■ **Written exercise**
Pull out every line with the word "chart".

■ **Data lines**
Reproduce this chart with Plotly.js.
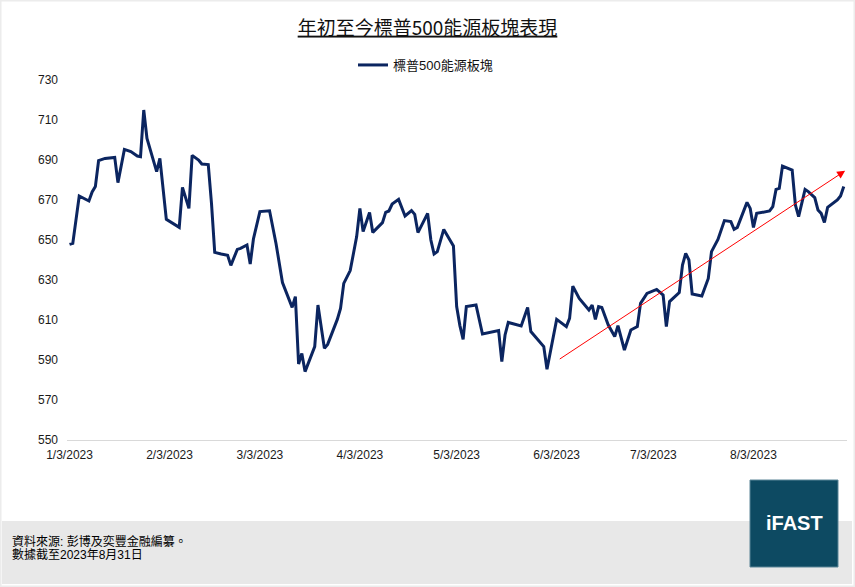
<!DOCTYPE html>
<html>
<head>
<meta charset="utf-8">
<script src="https://cdn.plot.ly/plotly-3.0.1.min.js"></script>
<style>
html,body{margin:0;padding:0;background:#fff;}
#chart{width:855px;height:587px;}
</style>
</head>
<body>
<div id="chart"></div>
<script>
// ---- data ----
const seriesName = '標普500能源板塊';
const dates = [
'2023-01-03','2023-01-04','2023-01-06','2023-01-09','2023-01-10','2023-01-11','2023-01-12','2023-01-14','2023-01-17','2023-01-18','2023-01-20','2023-01-22','2023-01-24','2023-01-25','2023-01-26','2023-01-27','2023-01-30','2023-01-31',
'2023-02-02','2023-02-04','2023-02-06','2023-02-07','2023-02-09','2023-02-10','2023-02-12','2023-02-13','2023-02-15','2023-02-16','2023-02-17','2023-02-19','2023-02-21','2023-02-22','2023-02-24','2023-02-25','2023-02-27','2023-02-28',
'2023-03-01','2023-03-03','2023-03-06','2023-03-08','2023-03-10','2023-03-13','2023-03-14','2023-03-15','2023-03-16','2023-03-17','2023-03-20','2023-03-21','2023-03-23','2023-03-24','2023-03-27','2023-03-28','2023-03-29','2023-03-31',
'2023-04-02','2023-04-03','2023-04-04','2023-04-06','2023-04-07','2023-04-10','2023-04-11','2023-04-12','2023-04-13','2023-04-15','2023-04-17','2023-04-19','2023-04-20','2023-04-21','2023-04-24','2023-04-25','2023-04-26','2023-04-27','2023-04-29',
'2023-05-02','2023-05-03','2023-05-04','2023-05-05','2023-05-06','2023-05-09','2023-05-11','2023-05-16','2023-05-17','2023-05-18','2023-05-19','2023-05-23','2023-05-25','2023-05-26','2023-05-30','2023-05-31',
'2023-06-03','2023-06-06','2023-06-07','2023-06-08','2023-06-10','2023-06-13','2023-06-14','2023-06-15','2023-06-16','2023-06-17','2023-06-19','2023-06-21','2023-06-22','2023-06-24','2023-06-26','2023-06-28','2023-06-29',
'2023-07-01','2023-07-04','2023-07-06','2023-07-07','2023-07-08','2023-07-11','2023-07-12','2023-07-13','2023-07-14','2023-07-15','2023-07-18','2023-07-20','2023-07-21','2023-07-23','2023-07-25','2023-07-27','2023-07-28','2023-07-29',
'2023-08-01','2023-08-02','2023-08-03','2023-08-04','2023-08-08','2023-08-09','2023-08-10','2023-08-11','2023-08-12','2023-08-15','2023-08-16','2023-08-17','2023-08-19','2023-08-20','2023-08-22','2023-08-23','2023-08-24','2023-08-25','2023-08-26','2023-08-29','2023-08-30','2023-08-31'
];
const values = [
647.8,648.3,672,669.5,674,676.7,689.7,690.8,691.3,678.7,695.3,694.2,692,691.7,715,700.8,684.2,690.8,
660.3,658.3,656.3,676.3,665.8,692.3,690,688,687.7,668.3,643.8,643,642.3,637.3,645.3,645.8,647.5,638,
650.5,664.2,664.6,648.3,628.7,616.3,621.7,588,593.3,584.2,596.7,617.5,595.8,597.8,610.3,615.8,628.3,634.7,
651.7,665.8,654.2,663.7,653.8,658.7,663.8,664.5,668,670.3,662,664.7,662.8,653.7,663.3,650,643,644.2,655.3,
647,616.7,607.2,600.3,616.7,617.5,603,604.7,589.2,602.5,608.8,607,616.3,604.2,596.7,585.4,
610.3,606.7,610.8,626.9,620.8,615,617.5,610.3,616.7,616.3,607.5,601.7,607.2,595,605,606.7,618.3,
623.3,625.3,622.5,606.7,619.2,623.7,637.5,643.3,640,623,622,630.8,644.2,650.3,659.7,659.2,655.3,656.3,
668.8,665.8,656.3,663.3,664.5,666.7,675.3,675.8,687,685,667.5,661.7,675.3,674.2,671.2,665,663.3,658.8,666.3,670,672,676.7
];
const tickDates = ['2023-01-03','2023-02-03','2023-03-03','2023-04-03','2023-05-03','2023-06-03','2023-07-03','2023-08-03'];
const tickLabels = ['1/3/2023','2/3/2023','3/3/2023','4/3/2023','5/3/2023','6/3/2023','7/3/2023','8/3/2023'];
const trendDates = ['2023-06-03 12:00','2023-08-31 10:00'];
const trendValues = [590, 684.6];
const titleText = '年初至今標普500能源板塊表現';
const sourceLines = ['資料來源: 彭博及奕豐金融編纂。', '數據截至2023年8月31日'];
const logoText = 'iFAST';

// ---- chart ----
const latin = 'Liberation Sans, Arial, Noto Sans CJK TC, sans-serif';
const trace = {
  type: 'scatter', mode: 'lines', name: seriesName,
  x: dates, y: values,
  line: {color: '#0b2560', width: 3},
  hoverinfo: 'skip'
};

const layout = {
  width: 855, height: 587,
  margin: {l: 67, r: 8, t: 80, b: 147},
  paper_bgcolor: '#ffffff', plot_bgcolor: '#ffffff',
  showlegend: true,
  title: {
    text: '<u>' + titleText + '</u>',
    x: 0.5, xref: 'container', xanchor: 'center',
    y: 1 - 28/587, yref: 'container', yanchor: 'middle',
    font: {family: 'Noto Sans CJK TC, sans-serif', size: 19, color: '#111111'}
  },
  legend: {
    orientation: 'h', x: (353-67)/780, xanchor: 'left',
    y: (440-65)/360, yanchor: 'middle',
    font: {family: latin, size: 13, color: '#111111'},
    bgcolor: 'rgba(0,0,0,0)'
  },
  xaxis: {
    type: 'date',
    range: ['2023-01-02 05:00', '2023-09-01 00:00'],
    tickmode: 'array', tickvals: tickDates, ticktext: tickLabels,
    showgrid: false, zeroline: false,
    showline: true, linecolor: '#d9d9d9', linewidth: 1,
    ticks: '', ticklabelstandoff: 4,
    tickfont: {family: latin, size: 12, color: '#1a1a1a'},
    fixedrange: true
  },
  yaxis: {
    range: [550, 730], tick0: 550, dtick: 20,
    showgrid: false, zeroline: false, showline: false,
    ticks: '', ticklabelstandoff: 8,
    tickfont: {family: latin, size: 12, color: '#1a1a1a'},
    fixedrange: true
  },
  shapes: [
    {type: 'rect', xref: 'paper', yref: 'paper', layer: 'below',
     x0: (2-67)/780, x1: (852-67)/780, y0: (440-584)/360, y1: (440-521)/360,
     fillcolor: '#e8e8e8', line: {width: 0}},
    {type: 'rect', xref: 'paper', yref: 'paper',
     x0: (750-67)/780, x1: (838-67)/780, y0: (440-567)/360, y1: (440-480)/360,
     fillcolor: '#0d4a62', line: {color: '#5a8597', width: 1}},
    {type: 'rect', xref: 'paper', yref: 'paper', layer: 'below',
     x0: (0.5-67)/780, x1: (854.5-67)/780, y0: (440-586.5)/360, y1: (440-0.5)/360,
     fillcolor: 'rgba(0,0,0,0)', line: {color: '#ececec', width: 2}}
  ],
  annotations: [
    {xref: 'x', yref: 'y', axref: 'x', ayref: 'y',
     x: trendDates[1], y: trendValues[1], ax: trendDates[0], ay: trendValues[0],
     text: '', showarrow: true, arrowhead: 2, arrowsize: 1.6, arrowwidth: 1,
     arrowcolor: '#ff0000', standoff: 0, startstandoff: 0},
    {xref: 'paper', yref: 'paper', x: (10-67)/780, y: (440-541.5)/360,
     xanchor: 'left', yanchor: 'middle', showarrow: false, text: sourceLines[0],
     font: {family: latin, size: 12, color: '#000000'}},
    {xref: 'paper', yref: 'paper', x: (10-67)/780, y: (440-554.5)/360,
     xanchor: 'left', yanchor: 'middle', showarrow: false, text: sourceLines[1],
     font: {family: latin, size: 12, color: '#000000'}},
    {xref: 'paper', yref: 'paper', x: (794-67)/780, y: (440-523)/360,
     xanchor: 'center', yanchor: 'middle', showarrow: false, text: '<b>' + logoText + '</b>',
     font: {family: 'Liberation Sans, Arial, sans-serif', size: 20, color: '#ffffff'}}
  ]
};

Plotly.newPlot('chart', [trace], layout, {displayModeBar: false, staticPlot: true});
</script>
</body>
</html>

■ **The answer**
Reproduce this chart with Plotly.js.
#chart{width:855px;height:587px;}
<div id="chart"></div>
// ---- chart ----
Plotly.newPlot('chart', [trace], layout, {displayModeBar: false, staticPlot: true});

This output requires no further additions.